Europe’s migrant problem, so evident in Calais and the shores of Italy, is born of vast forces: war, the failure of states and economies, the natural human craving for something better. Next to these forces, the response from European governments is petty and piecemeal.
Britain and France exchange blame for the Calais “jungle”, where people fleeing Eritrea and Syria live in shanty conditions while plotting their onward passage via lorry or train. David Cameron crudely described this flow of migrants as a “swarm” this week, but worse was the prime minister’s subsequent decision to send British sniffer dogs to fortify the channel crossing. This is the shallowest gesture politics, a ploy to keep the press sated for a few days.

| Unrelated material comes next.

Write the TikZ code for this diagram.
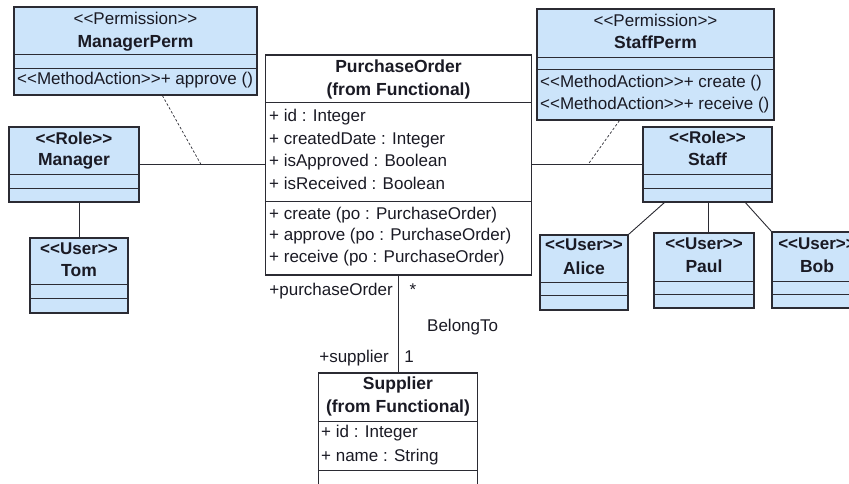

If Mr Cameron lacks vision, so too does the European Union itself. The sharing of migrants across member states, the processing of asylum claims, the creation of legal routes into Europe — there should be pan-European co-ordination of this. Instead, there is a dog’s breakfast of national policies, some more enlightened than others.
Europe needs a sense of perspective, in two senses of the phrase. It should start by accepting that the inflow of migrants is not overwhelming. The EU has a population of around 500 million. Its citizens are entitled to expect secure borders but there should be no talk of a swarm when the Calais crisis involves only 5,000 newcomers. Turkey has absorbed almost 2 million, Lebanon 1.5 million. Europe’s burden is heavy but bearable, as long as it is shared beyond the pinch-points of littoral Italy and Greece.
The continent should also lift its sights and take the long view. Governments invest too much hope in technical fixes: a security measure here, a raid on people-traffickers there. The real problem is structural. As long as chaos reigns close to Europe, people will risk their lives to come here. The solution to the migrant problem lies at the source.
Nobody expects Brussels to bring peace to Syria or prosperity to the Horn of Africa. Nor can it offer the carrot of EU membership, which incentivised the former communist countries of eastern and central Europe to reform themselves.
But a giant trade bloc with so much diplomatic expertise to call upon has no excuse to be passive either. It has a direct interest in the security of North African ports and the economic prospects of the region, but it is a rare European leader who even talks about these challenges. Instead of squabbling over identity cards and policing techniques, France and Britain might reflect on their capacity as Europe’s foremost military powers to foster some semblance of order in the continent’s nearby troublespots.
Already prone to introspection, the euro crisis has made the EU turn in on itself in recent years. Previous efforts to look outward to the near abroad, such as the Mediterranean Union pursued by Nicolas Sarkozy during his French presidency in the last decade, have not been developed.
The EU has always talked a good game about soft power: the civilising influence of its peaceful, rules-based example. The plight of its neighbouring regions makes that talk look increasingly cheap.